In the fall of 2018, Mike and Heather Roy received news that no parents ever want to hear: their 10-year-old daughter, Evelyn, had cancer. Scans had revealed a softball-sized tumour growing above her kidney. Further tests confirmed a devastating diagnosis of Stage 4 Neuroblastoma.
“Evelyn was always an exceptional little kid,” says Heather. “While there were some rough days when she was going through treatment, her trademark wit and spice always shone through.” After initial surgeries, months of chemotherapy, two stem cell transplants, several weeks of radiation therapy, and experimental immunotherapy treatment Evelyn’s cancer returned. While every possible further treatment was pursued, sadly, Evelyn passed away at the end of February 2020. Reflecting on her daughter’s journey, Heather says, “She maintained her incredible spirit until the very end. The team did everything they could to save her life. In our minds, she didn’t lose this battle. She won because she fought with such courage.”
Evelyn’s strength and spirit garnered her the affection of her entire medical team. Heather is quick to say that the care they received went above and beyond anything they ever expected to experience. They were treated like family – from hugs in the hallway when the news was difficult, to sessions with the music therapist, to pet nights with Evelyn’s sister, Harper, to dance parties with the nurses. The support over that year and a half was completely holistic and all-encompassing – Heather’s not sure how they would have managed without.
Through their heartbreaking loss, the Roy family were inspired to support the efforts scientists at the Alberta Children’s Hospital Research Institute. Studies are currently being led in the Childhood Cancer Research Program to solve the mysteries of relapsed or unresponsive cancers like Evelyn’s.
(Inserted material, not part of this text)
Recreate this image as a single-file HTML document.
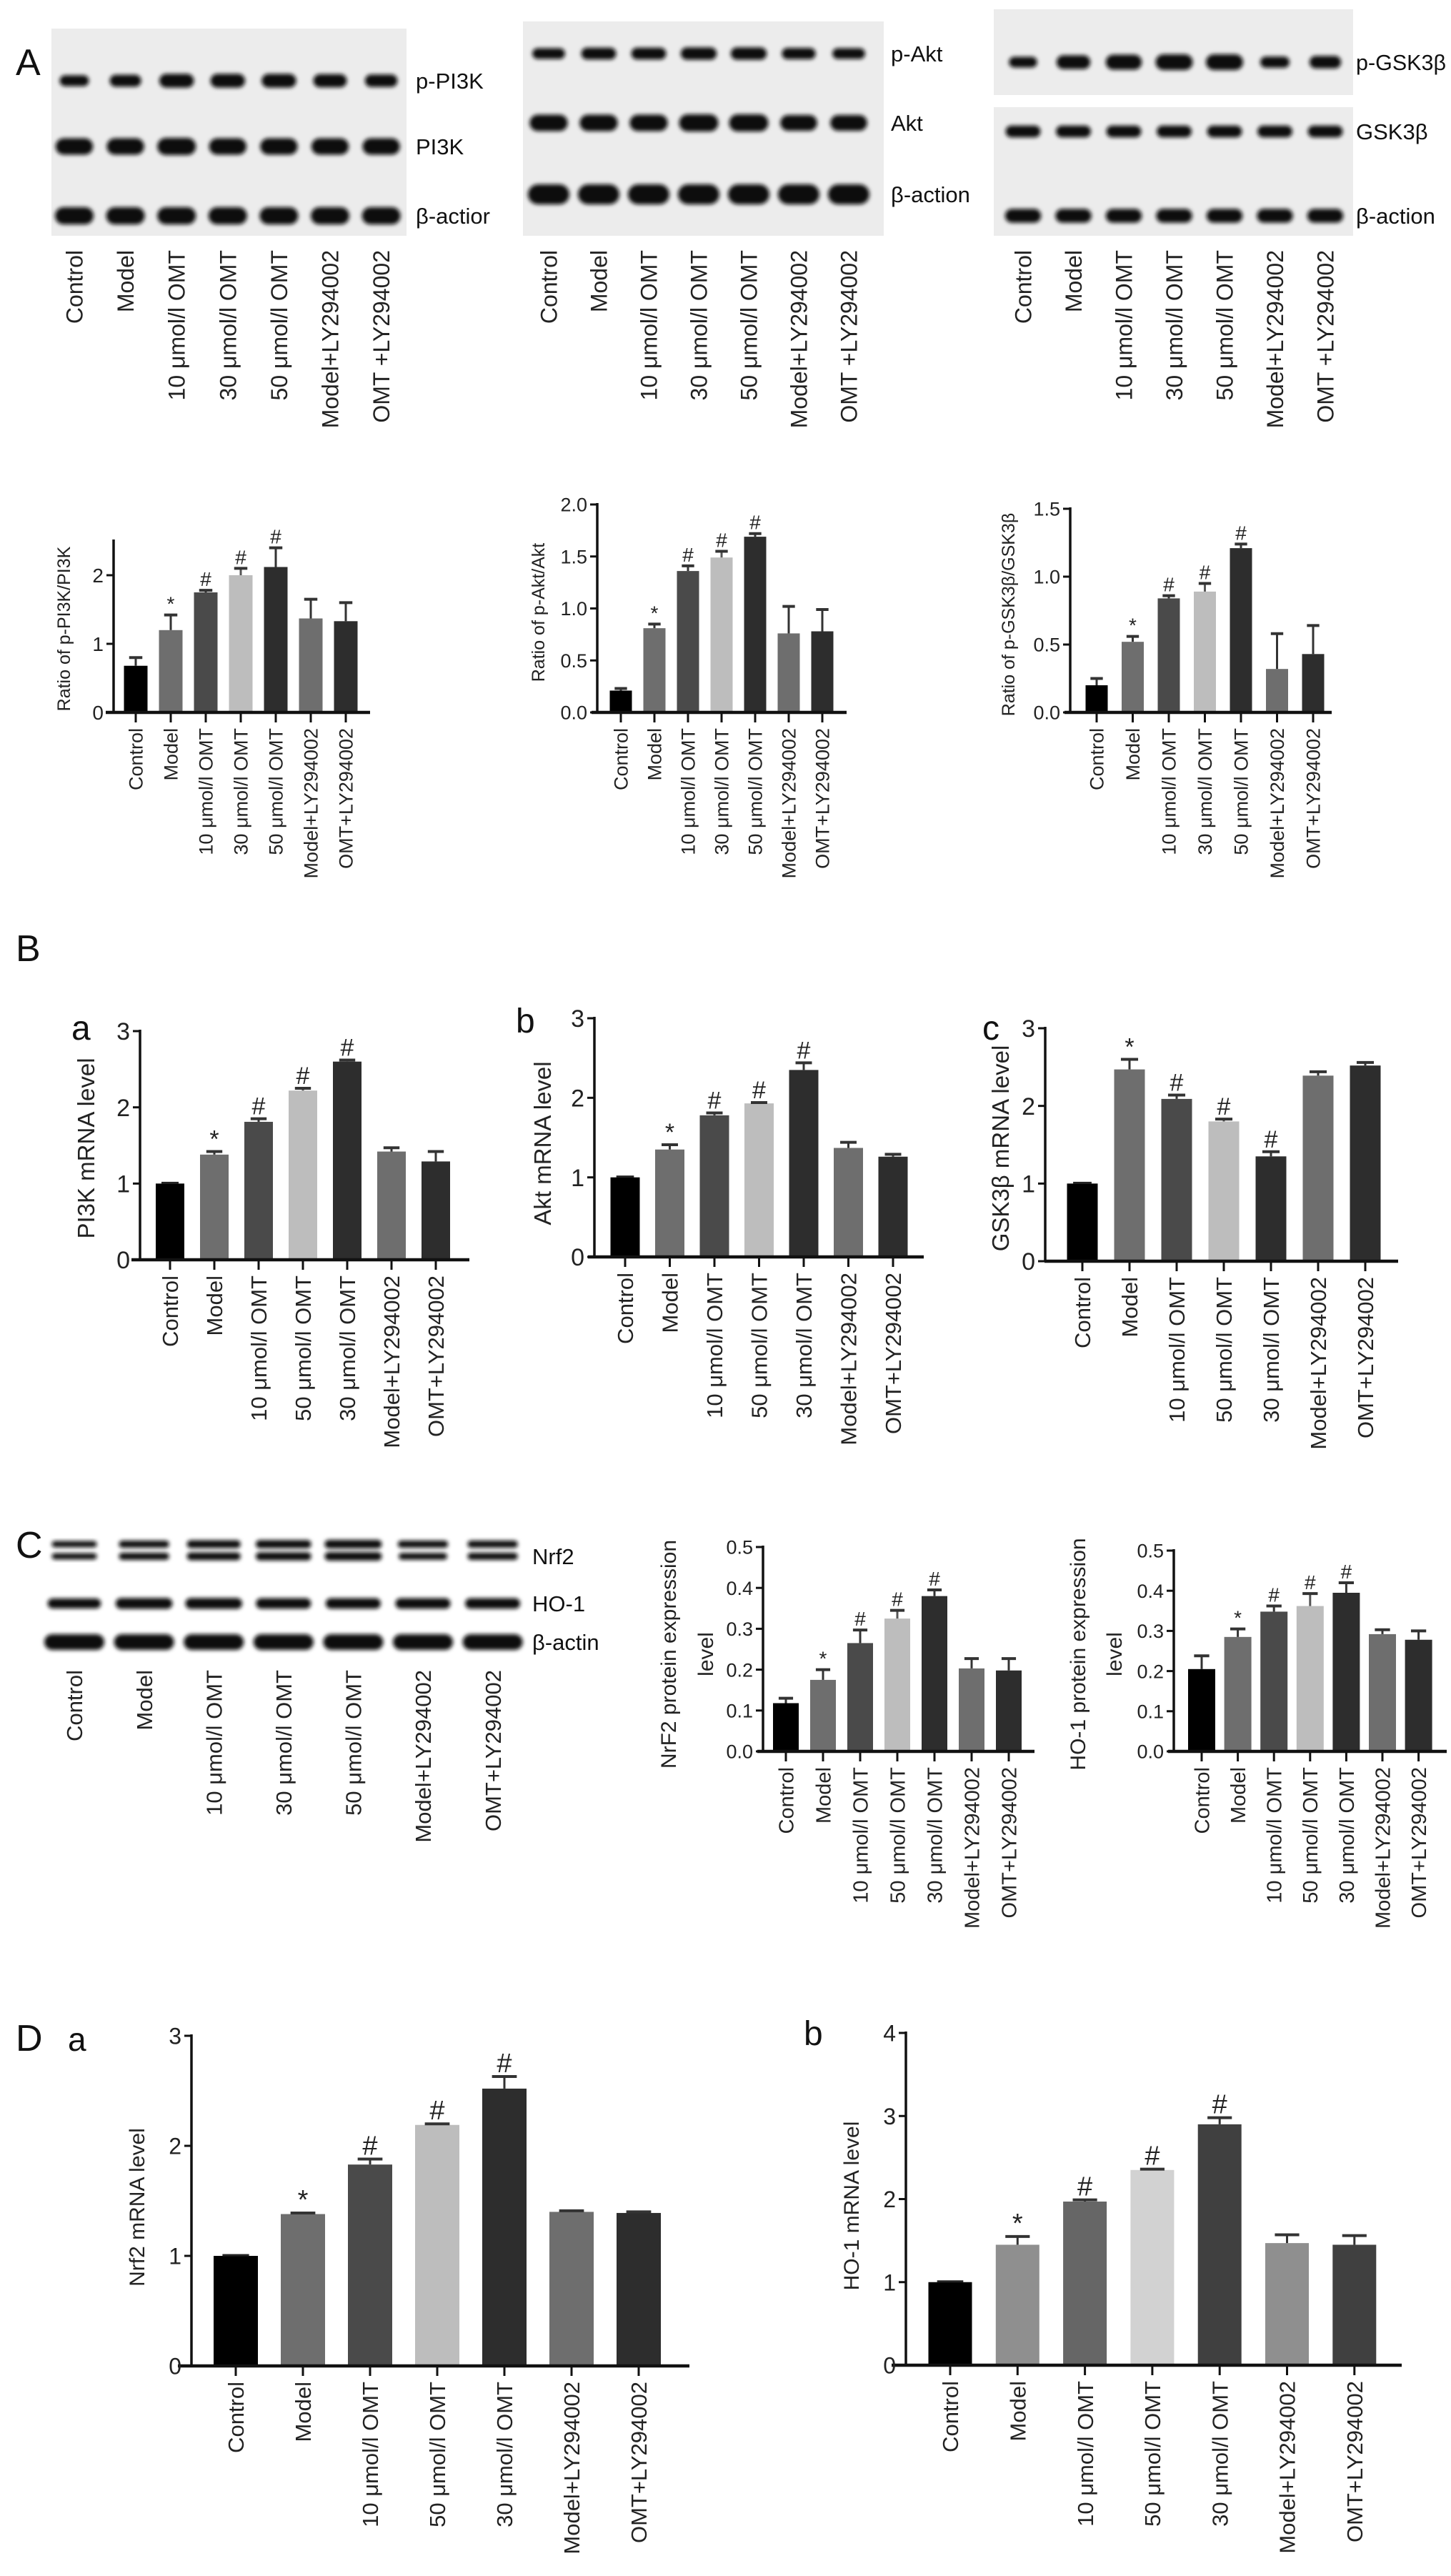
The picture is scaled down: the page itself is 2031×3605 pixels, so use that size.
<!DOCTYPE html>
<html><head><meta charset="utf-8">
<style>
html,body{margin:0;padding:0;background:#fff;}
svg{display:block;font-family:"Liberation Sans",Arial,sans-serif;}
</style></head>
<body>
<svg id="fig" width="2031" height="3605" viewBox="0 0 2031 3605" xmlns="http://www.w3.org/2000/svg">
<defs>
<filter id="blur" x="-20%" y="-50%" width="140%" height="200%"><feGaussianBlur stdDeviation="3"/></filter>
</defs>
<g id="root"></g>
</svg>
<script>
// ===== Data arrays =====
const groupsA = ["Control","Model","10 μmol/l OMT","30 μmol/l OMT","50 μmol/l OMT","Model+LY294002","OMT +LY294002"];
const groupsB = ["Control","Model","10 μmol/l OMT","50 μmol/l OMT","30 μmol/l OMT","Model+LY294002","OMT+LY294002"];
const groupsC = ["Control","Model","10 μmol/l OMT","30 μmol/l OMT","50 μmol/l OMT","Model+LY294002","OMT+LY294002"];
const groupsC2 = ["Control","Model","10 μmol/l OMT","50 μmol/l OMT","30 μmol/l OMT","Model+LY294002","OMT+LY294002"];

const a1Vals = [0.68,1.2,1.75,2.0,2.12,1.37,1.33];
const a1Errs = [0.8,1.42,1.78,2.1,2.4,1.65,1.6];
const a1Marks = ["","*","#","#","#","",""];
const a1Ticks = [0,1,2];
const a1TickLabels = ["0","1","2"];

const a2Vals = [0.21,0.81,1.36,1.49,1.69,0.76,0.78];
const a2Errs = [0.23,0.85,1.41,1.55,1.72,1.02,0.99];
const a2Marks = ["","*","#","#","#","",""];
const a2Ticks = [0,0.5,1,1.5,2];
const a2TickLabels = ["0.0","0.5","1.0","1.5","2.0"];

const a3Vals = [0.2,0.52,0.84,0.89,1.21,0.32,0.43];
const a3Errs = [0.25,0.56,0.86,0.95,1.24,0.58,0.64];
const a3Marks = ["","*","#","#","#","",""];
const a3Ticks = [0,0.5,1,1.5];
const a3TickLabels = ["0.0","0.5","1.0","1.5"];

const baVals = [1.0,1.38,1.81,2.22,2.6,1.42,1.29];
const baErrs = [1.0,1.42,1.85,2.25,2.62,1.47,1.42];
const baMarks = ["","*","#","#","#","",""];
const bbVals = [1.0,1.35,1.78,1.93,2.35,1.37,1.26];
const bbErrs = [1.0,1.41,1.81,1.94,2.44,1.44,1.29];
const bbMarks = ["","*","#","#","#","",""];
const bcVals = [1.0,2.47,2.09,1.8,1.35,2.39,2.52];
const bcErrs = [1.0,2.6,2.14,1.83,1.41,2.44,2.56];
const bcMarks = ["","*","#","#","#","",""];
const bTicks = [0,1,2,3];
const bTickLabels = ["0","1","2","3"];

const c2Vals = [0.118,0.175,0.265,0.325,0.38,0.203,0.198];
const c2Errs = [0.13,0.2,0.297,0.345,0.395,0.227,0.227];
const c2Marks = ["","*","#","#","#","",""];
const c3Vals = [0.205,0.285,0.348,0.362,0.395,0.292,0.278];
const c3Errs = [0.238,0.305,0.362,0.393,0.42,0.303,0.3];
const c3Marks = ["","*","#","#","#","",""];
const cTicks = [0,0.1,0.2,0.3,0.4,0.5];
const cTickLabels = ["0.0","0.1","0.2","0.3","0.4","0.5"];

const daVals = [1.0,1.38,1.83,2.19,2.52,1.4,1.39];
const daErrs = [1.0,1.39,1.88,2.2,2.63,1.41,1.4];
const daMarks = ["","*","#","#","#","",""];
const daTicks = [0,1,2,3];
const daTickLabels = ["0","1","2","3"];
const dbVals = [1.0,1.45,1.97,2.35,2.9,1.47,1.45];
const dbErrs = [1.0,1.55,1.99,2.36,2.98,1.57,1.56];
const dbMarks = ["","*","#","#","#","",""];
const dbTicks = [0,1,2,3,4];
const dbTickLabels = ["0","1","2","3","4"];

// ===== helpers =====
const NS="http://www.w3.org/2000/svg";
const root=document.getElementById('root');
function el(tag,attrs,parent){const e=document.createElementNS(NS,tag);for(const k in attrs)e.setAttribute(k,attrs[k]);(parent||root).appendChild(e);return e;}
function txt(s,attrs,parent){const e=el('text',attrs,parent);e.textContent=s;return e;}

const darkCols=["#000","#6e6e6e","#4a4a4a","#bdbdbd","#2d2d2d","#6e6e6e","#2d2d2d"];
const lightCols=["#000","#8f8f8f","#666","#d2d2d2","#404040","#8f8f8f","#404040"];

function barChart(o){
  const g=el('g',{});
  
  
  const ymax=o.ymax;
  const yS=v=>o.y0-(v/ymax)*(o.y0-o.yTop);
  const xS=i=>o.cx0+i*o.step;
  o.vals.forEach((v,i)=>{
    const r=el('rect',{x:xS(i)-o.bw/2,y:yS(v),width:o.bw,height:o.y0-yS(v),fill:o.cols[i]},g);
    
    
    const e=o.errs[i];
    if(e>v+0.0001){
      el('line',{x1:xS(i),x2:xS(i),y1:yS(v),y2:yS(e),stroke:o.cols[i]==="#bdbdbd"||o.cols[i]==="#d2d2d2"?"#555":"#333","stroke-width":3},g);
      el('line',{x1:xS(i)-o.bw*0.28,x2:xS(i)+o.bw*0.28,y1:yS(e),y2:yS(e),stroke:"#333","stroke-width":4},g);
    } else {
      el('line',{x1:xS(i)-o.bw*0.3,x2:xS(i)+o.bw*0.3,y1:yS(v)-1,y2:yS(v)-1,stroke:"#222","stroke-width":3},g);
    }
    if(o.marks[i]){
      const m=txt(o.marks[i],{x:xS(i),y:yS(e)-6,'font-size':o.markFs,'text-anchor':'middle',fill:'#222'},g);
      
      
    }
  });
  const ya=el('line',{x1:o.ax,x2:o.ax,y1:o.yTop-2,y2:o.y0,stroke:'#111','stroke-width':3.5},g);
  
  
  const xa=el('line',{x1:o.xl,x2:o.xr,y1:o.y0,y2:o.y0,stroke:'#111','stroke-width':4.5},g);
  
  
  o.ticks.forEach((t,i)=>{
    el('line',{x1:o.ax-10,x2:o.ax,y1:yS(t),y2:yS(t),stroke:'#111','stroke-width':3},g);
    const tl=txt(o.tickLabels[i],{x:o.ax-14,y:yS(t)+o.tickFs*0.36,'font-size':o.tickFs,'text-anchor':'end',fill:'#222'},g);
    
    
  });
  o.labels.forEach((l,i)=>{
    el('line',{x1:xS(i),x2:xS(i),y1:o.y0,y2:o.y0+14,stroke:'#111','stroke-width':3},g);
    const t=txt(l,{transform:`translate(${xS(i)+o.labFs*0.36},${o.y0+22}) rotate(-90)`,'font-size':o.labFs,'text-anchor':'end',fill:'#222'},g);
    
    
  });
  o.title.forEach((line,k)=>{
    const t=txt(line,{transform:`translate(${o.titleX[k]},${o.titleY}) rotate(-90)`,'font-size':o.titleFs,'text-anchor':'middle',fill:'#222'},g);
    
    
  });
}

// ===== Panel letters =====
[["A",22,105,52],["B",22,1345,52],["a",100,1455,48],["b",722,1445,48],["c",1375,1455,48],["C",22,2180,52],["D",22,2870,52],["a",95,2870,46],["b",1125,2862,48]].forEach(p=>{
  const t=txt(p[0],{x:p[1],y:p[2],'font-size':p[3],fill:'#111'});
  
  
});

// ===== Western blots =====
function blot(o){
  const g=el('g',{});
  
  
  o.boxes.forEach(b=>el('rect',{x:b[0],y:b[1],width:b[2],height:b[3],fill:'#ececec'},g));
  o.rows.forEach(r=>{
    for(let i=0;i<7;i++){
      const w=r.w*(r.int? (0.7+0.3*r.int[i]):1);
      const h=r.h*(r.int? (0.6+0.4*r.int[i]):1);
      el('rect',{x:o.l0+i*o.step-w/2,y:r.y-h/2,width:w,height:h,rx:h/2,fill:'#111',filter:'url(#blur)'},g);
    }
    if(r.label){
      const a={x:o.labX,y:r.y+11,'font-size':r.fs||31,fill:'#111'};
      if(r.tl){a.textLength=r.tl;a.lengthAdjust='spacingAndGlyphs';}
      const t=txt(r.label,a,g);
      
      
    }
  });
  o.lanes.forEach((l,i)=>{
    const t=txt(l,{transform:`translate(${o.l0+i*o.step+o.lfs*0.36},${o.labTop}) rotate(-90)`,'font-size':o.lfs,'text-anchor':'end',fill:'#222'},g);
    
    
  });
}
blot({name:'blot-pi3k',boxes:[[72,40,497,290]],l0:104,step:71.6,labX:582,labTop:350,lfs:32,lanes:groupsA,
  rows:[{y:113,w:50,h:20,int:[0.4,0.6,0.9,0.9,0.9,0.8,0.7],label:'p-PI3K'},{y:205,w:54,h:24,int:[0.9,0.9,1,0.9,0.9,0.9,0.9],label:'PI3K'},{y:302,w:54,h:24,int:[1,1,1,1,1,1,1],label:'β-actior'}]});
blot({name:'blot-akt',boxes:[[732,30,505,300]],l0:768,step:70,labX:1247,labTop:350,lfs:32,lanes:groupsA,
  rows:[{y:75,w:52,h:18,int:[0.6,0.8,0.8,0.9,0.9,0.7,0.6],label:'p-Akt'},{y:172,w:55,h:24,int:[0.9,0.9,0.9,1,1,0.8,0.8],label:'Akt'},{y:272,w:58,h:28,int:[1,1,1,1,1,1,1],label:'β-action'}]});
blot({name:'blot-gsk3b',boxes:[[1391,13,503,120],[1391,150,503,180]],l0:1432,step:70.5,labX:1898,labTop:350,lfs:32,lanes:groupsA,
  rows:[{y:87,w:52,h:22,int:[0.2,0.7,0.9,1,1,0.3,0.5],label:'p-GSK3β',tl:126},{y:184,w:52,h:18,int:[0.8,0.8,0.8,0.8,0.8,0.8,0.8],label:'GSK3β'},{y:302,w:52,h:20,int:[0.9,0.9,0.9,0.9,0.9,0.9,0.9],label:'β-action'}]});
blot({name:'blot-nrf2-ho1',boxes:[],l0:104,step:97.6,labX:745,labTop:2337,lfs:31,lanes:groupsC,
  rows:[{y:2161,w:80,h:12,int:[0.3,0.6,0.8,0.9,1,0.6,0.6],label:''},{y:2178,w:80,h:12,int:[0.3,0.6,0.8,0.9,1,0.5,0.6],label:'Nrf2'},{y:2244,w:82,h:16,int:[0.7,0.9,0.9,0.8,0.8,0.8,0.8],label:'HO-1'},{y:2298,w:84,h:22,int:[1,1,1,1,1,1,1],label:'β-actin'}]});

// ===== Bar charts =====
barChart({name:'chart-p-pi3k-ratio',vals:a1Vals,errs:a1Errs,marks:a1Marks,ticks:a1Ticks,tickLabels:a1TickLabels,labels:groupsA.map(s=>s.replace(' +','+')),
  ymax:2.5,y0:997,yTop:757,ax:159,xl:148,xr:518,cx0:190,step:49,bw:33,cols:darkCols,tickFs:28,labFs:27,markFs:28,
  title:['Ratio of p-PI3K/PI3K'],titleX:[98],titleY:880,titleFs:25});
barChart({name:'chart-p-akt-ratio',vals:a2Vals,errs:a2Errs,marks:a2Marks,ticks:a2Ticks,tickLabels:a2TickLabels,labels:groupsA.map(s=>s.replace(' +','+')),
  ymax:2.0,y0:997,yTop:706,ax:836,xl:828,xr:1185,cx0:869,step:47,bw:31,cols:darkCols,tickFs:27,labFs:27,markFs:28,
  title:['Ratio of p-Akt/Akt'],titleX:[762],titleY:857,titleFs:25});
barChart({name:'chart-p-gsk3b-ratio',vals:a3Vals,errs:a3Errs,marks:a3Marks,ticks:a3Ticks,tickLabels:a3TickLabels,labels:groupsA.map(s=>s.replace(' +','+')),
  ymax:1.5,y0:997,yTop:712,ax:1498,xl:1490,xr:1864,cx0:1535,step:50.5,bw:31,cols:darkCols,tickFs:27,labFs:27,markFs:28,
  title:['Ratio of p-GSK3β/GSK3β'],titleX:[1420],titleY:860,titleFs:25});

barChart({name:'chart-pi3k-mrna',vals:baVals,errs:baErrs,marks:baMarks,ticks:bTicks,tickLabels:bTickLabels,labels:groupsB,
  ymax:3,y0:1763,yTop:1443,ax:196,xl:184,xr:657,cx0:238,step:62,bw:40,cols:darkCols,tickFs:34,labFs:31,markFs:34,
  title:['PI3K mRNA level'],titleX:[132],titleY:1607,titleFs:33});
barChart({name:'chart-akt-mrna',vals:bbVals,errs:bbErrs,marks:bbMarks,ticks:bTicks,tickLabels:bTickLabels,labels:groupsB,
  ymax:3,y0:1759,yTop:1425,ax:832,xl:823,xr:1293,cx0:875,step:62.5,bw:41,cols:darkCols,tickFs:34,labFs:31,markFs:34,
  title:['Akt mRNA level'],titleX:[771],titleY:1600,titleFs:33});
barChart({name:'chart-gsk3b-mrna',vals:bcVals,errs:bcErrs,marks:bcMarks,ticks:bTicks,tickLabels:bTickLabels,labels:groupsB,
  ymax:3,y0:1765,yTop:1439,ax:1463,xl:1462,xr:1957,cx0:1515,step:66,bw:43,cols:darkCols,tickFs:34,labFs:31,markFs:34,
  title:['GSK3β mRNA level'],titleX:[1412],titleY:1607,titleFs:33});

barChart({name:'chart-nrf2-protein',vals:c2Vals,errs:c2Errs,marks:c2Marks,ticks:cTicks,tickLabels:cTickLabels,labels:groupsC2,
  ymax:0.5,y0:2451,yTop:2165,ax:1068,xl:1060,xr:1448,cx0:1100,step:52,bw:36,cols:darkCols,tickFs:27,labFs:29,markFs:28,
  title:['NrF2 protein expression','level'],titleX:[946,998],titleY:2315,titleFs:30});
barChart({name:'chart-ho1-protein',vals:c3Vals,errs:c3Errs,marks:c3Marks,ticks:cTicks,tickLabels:cTickLabels,labels:groupsC2,
  ymax:0.5,y0:2451,yTop:2170,ax:1643,xl:1635,xr:2025,cx0:1682,step:50.6,bw:38,cols:darkCols,tickFs:27,labFs:29,markFs:28,
  title:['HO-1 protein expression','level'],titleX:[1519,1570],titleY:2315,titleFs:30});

barChart({name:'chart-nrf2-mrna',vals:daVals,errs:daErrs,marks:daMarks,ticks:daTicks,tickLabels:daTickLabels,labels:groupsB,
  ymax:3,y0:3311,yTop:2849,ax:268,xl:249,xr:965,cx0:330,step:94,bw:62,cols:darkCols,tickFs:32,labFs:31,markFs:38,
  title:['Nrf2 mRNA level'],titleX:[202],titleY:3089,titleFs:30});
barChart({name:'chart-ho1-mrna',vals:dbVals,errs:dbErrs,marks:dbMarks,ticks:dbTicks,tickLabels:dbTickLabels,labels:groupsB,
  ymax:4,y0:3310,yTop:2845,ax:1268,xl:1248,xr:1962,cx0:1330,step:94.3,bw:61,cols:lightCols,tickFs:32,labFs:31,markFs:38,
  title:['HO-1 mRNA level'],titleX:[1202],titleY:3087,titleFs:30});
</script>
</body></html>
Findings are so promising that the stage has been set for an upcoming North American multi-centre clinical trial which would include patients at the Alberta Children’s Hospital.
“It is so encouraging to know that brilliant people are working on this right here in our city,” says Heather. “No parent should ever have to lose their child to cancer. And for those who survive their diagnosis, they shouldn’t have to live with horrible side effects of such toxic treatments. We need to keep working to find better ways to cure our kids.”